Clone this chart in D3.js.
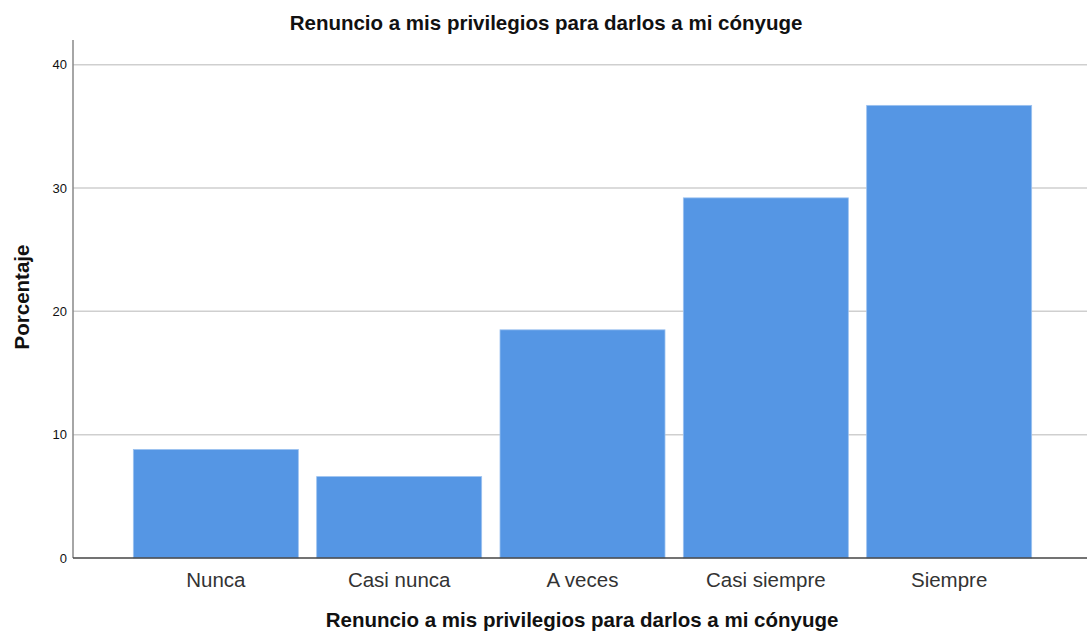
<!DOCTYPE html>
<html>
<head>
<meta charset="utf-8">
<script src="https://cdn.jsdelivr.net/npm/d3@7"></script>
<style>
  body { margin: 0; background: #fff; }
  svg { display: block; font-family: "Liberation Sans", Arial, sans-serif; }
</style>
</head>
<body>
<svg id="chart" width="1087" height="635"></svg>
<script>
const categories = ["Nunca", "Casi nunca", "A veces", "Casi siempre", "Siempre"];
const values = [8.8, 6.6, 18.5, 29.2, 36.7];
const yTicks = [0, 10, 20, 30, 40];
const title = "Renuncio a mis privilegios para darlos a mi cónyuge";
const xTitle = "Renuncio a mis privilegios para darlos a mi cónyuge";
const yTitle = "Porcentaje";

const svg = d3.select("#chart");
const x0 = 73, x1 = 1087, yTop = 40, yBottom = 558;

const x = d3.scaleBand().domain(categories).range([124.17, 1040.83]).paddingInner(0.1).paddingOuter(0.05);
const y = d3.scaleLinear().domain([0, 42]).range([yBottom, yTop]);

// gridlines
svg.append("g").selectAll("line").data(yTicks.filter(d => d > 0)).join("line")
  .attr("x1", x0).attr("x2", x1)
  .attr("y1", d => y(d)).attr("y2", d => y(d))
  .attr("stroke", "#cfcfcf").attr("stroke-width", 1.5);

// bars
svg.append("g").selectAll("rect").data(values).join("rect")
  .attr("x", (d, i) => x(categories[i]))
  .attr("y", d => y(d))
  .attr("width", x.bandwidth())
  .attr("height", d => y(0) - y(d))
  .attr("fill", "#5596e4")
  .attr("stroke", "#9cc2f0").attr("stroke-width", 0.8);

// y axis
const yAxis = d3.axisLeft(y).tickValues(yTicks).tickSize(5).tickFormat(d3.format("d"));
const ga = svg.append("g").attr("transform", `translate(${x0},0)`).call(yAxis);
ga.select(".domain").attr("stroke", "#888").attr("stroke-width", 1.5).attr("d", `M0,${yTop}V${yBottom}`);
ga.selectAll(".tick line").remove();
ga.selectAll(".tick text").attr("x", -6).attr("font-size", 13).attr("fill", "#111")
  .attr("font-family", "'Liberation Sans', Arial, sans-serif");

// x axis
const xAxis = d3.axisBottom(x).tickSize(0).tickPadding(0);
const gx = svg.append("g").attr("transform", `translate(0,${yBottom})`).call(xAxis);
gx.select(".domain").attr("stroke", "#444").attr("stroke-width", 1.5).attr("d", `M${x0},0H${x1}`);
gx.selectAll(".tick text").attr("font-size", 20.5).attr("fill", "#333")
  .attr("dy", null).attr("y", 29)
  .attr("font-family", "'Liberation Sans', Arial, sans-serif");

// titles
svg.append("text").attr("x", 546).attr("y", 30).attr("text-anchor", "middle")
  .attr("font-size", 20.5).attr("font-weight", "bold").attr("fill", "#111").text(title);
svg.append("text").attr("x", 582).attr("y", 627).attr("text-anchor", "middle")
  .attr("font-size", 20.5).attr("font-weight", "bold").attr("fill", "#111").text(xTitle);
svg.append("text").attr("transform", "translate(29,297) rotate(-90)").attr("text-anchor", "middle")
  .attr("font-size", 20.5).attr("font-weight", "bold").attr("fill", "#111").text(yTitle);
</script>
</body>
</html>
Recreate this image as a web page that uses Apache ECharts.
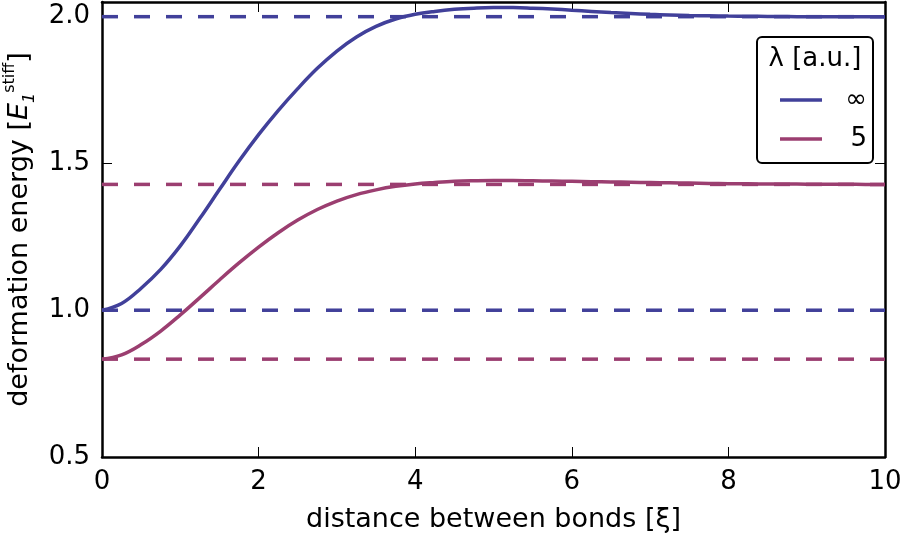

• [INSTRUCTIONS FOR THE TASK] Using the data above, print every line exactly, omitting pictures.

• [RESULT BELOW]
Clone this chart in D3.js.
<!DOCTYPE html>
<html>
<head>
<meta charset="utf-8">
<script src="https://cdn.jsdelivr.net/npm/d3@7"></script>
<style>
  body { margin: 0; background: #fff; }
  svg { display: block; font-family: "Liberation Sans", Arial, sans-serif; }
</style>
</head>
<body>
<svg id="chart" width="1087" height="635"></svg>
<script>
const categories = ["Nunca", "Casi nunca", "A veces", "Casi siempre", "Siempre"];
const values = [8.8, 6.6, 18.5, 29.2, 36.7];
const yTicks = [0, 10, 20, 30, 40];
const title = "Renuncio a mis privilegios para darlos a mi cónyuge";
const xTitle = "Renuncio a mis privilegios para darlos a mi cónyuge";
const yTitle = "Porcentaje";

const svg = d3.select("#chart");
const x0 = 73, x1 = 1087, yTop = 40, yBottom = 558;

const x = d3.scaleBand().domain(categories).range([124.17, 1040.83]).paddingInner(0.1).paddingOuter(0.05);
const y = d3.scaleLinear().domain([0, 42]).range([yBottom, yTop]);

// gridlines
svg.append("g").selectAll("line").data(yTicks.filter(d => d > 0)).join("line")
  .attr("x1", x0).attr("x2", x1)
  .attr("y1", d => y(d)).attr("y2", d => y(d))
  .attr("stroke", "#cfcfcf").attr("stroke-width", 1.5);

// bars
svg.append("g").selectAll("rect").data(values).join("rect")
  .attr("x", (d, i) => x(categories[i]))
  .attr("y", d => y(d))
  .attr("width", x.bandwidth())
  .attr("height", d => y(0) - y(d))
  .attr("fill", "#5596e4")
  .attr("stroke", "#9cc2f0").attr("stroke-width", 0.8);

// y axis
const yAxis = d3.axisLeft(y).tickValues(yTicks).tickSize(5).tickFormat(d3.format("d"));
const ga = svg.append("g").attr("transform", `translate(${x0},0)`).call(yAxis);
ga.select(".domain").attr("stroke", "#888").attr("stroke-width", 1.5).attr("d", `M0,${yTop}V${yBottom}`);
ga.selectAll(".tick line").remove();
ga.selectAll(".tick text").attr("x", -6).attr("font-size", 13).attr("fill", "#111")
  .attr("font-family", "'Liberation Sans', Arial, sans-serif");

// x axis
const xAxis = d3.axisBottom(x).tickSize(0).tickPadding(0);
const gx = svg.append("g").attr("transform", `translate(0,${yBottom})`).call(xAxis);
gx.select(".domain").attr("stroke", "#444").attr("stroke-width", 1.5).attr("d", `M${x0},0H${x1}`);
gx.selectAll(".tick text").attr("font-size", 20.5).attr("fill", "#333")
  .attr("dy", null).attr("y", 29)
  .attr("font-family", "'Liberation Sans', Arial, sans-serif");

// titles
svg.append("text").attr("x", 546).attr("y", 30).attr("text-anchor", "middle")
  .attr("font-size", 20.5).attr("font-weight", "bold").attr("fill", "#111").text(title);
svg.append("text").attr("x", 582).attr("y", 627).attr("text-anchor", "middle")
  .attr("font-size", 20.5).attr("font-weight", "bold").attr("fill", "#111").text(xTitle);
svg.append("text").attr("transform", "translate(29,297) rotate(-90)").attr("text-anchor", "middle")
  .attr("font-size", 20.5).attr("font-weight", "bold").attr("fill", "#111").text(yTitle);
</script>
</body>
</html>
Recreate this image as a web page that uses Apache ECharts.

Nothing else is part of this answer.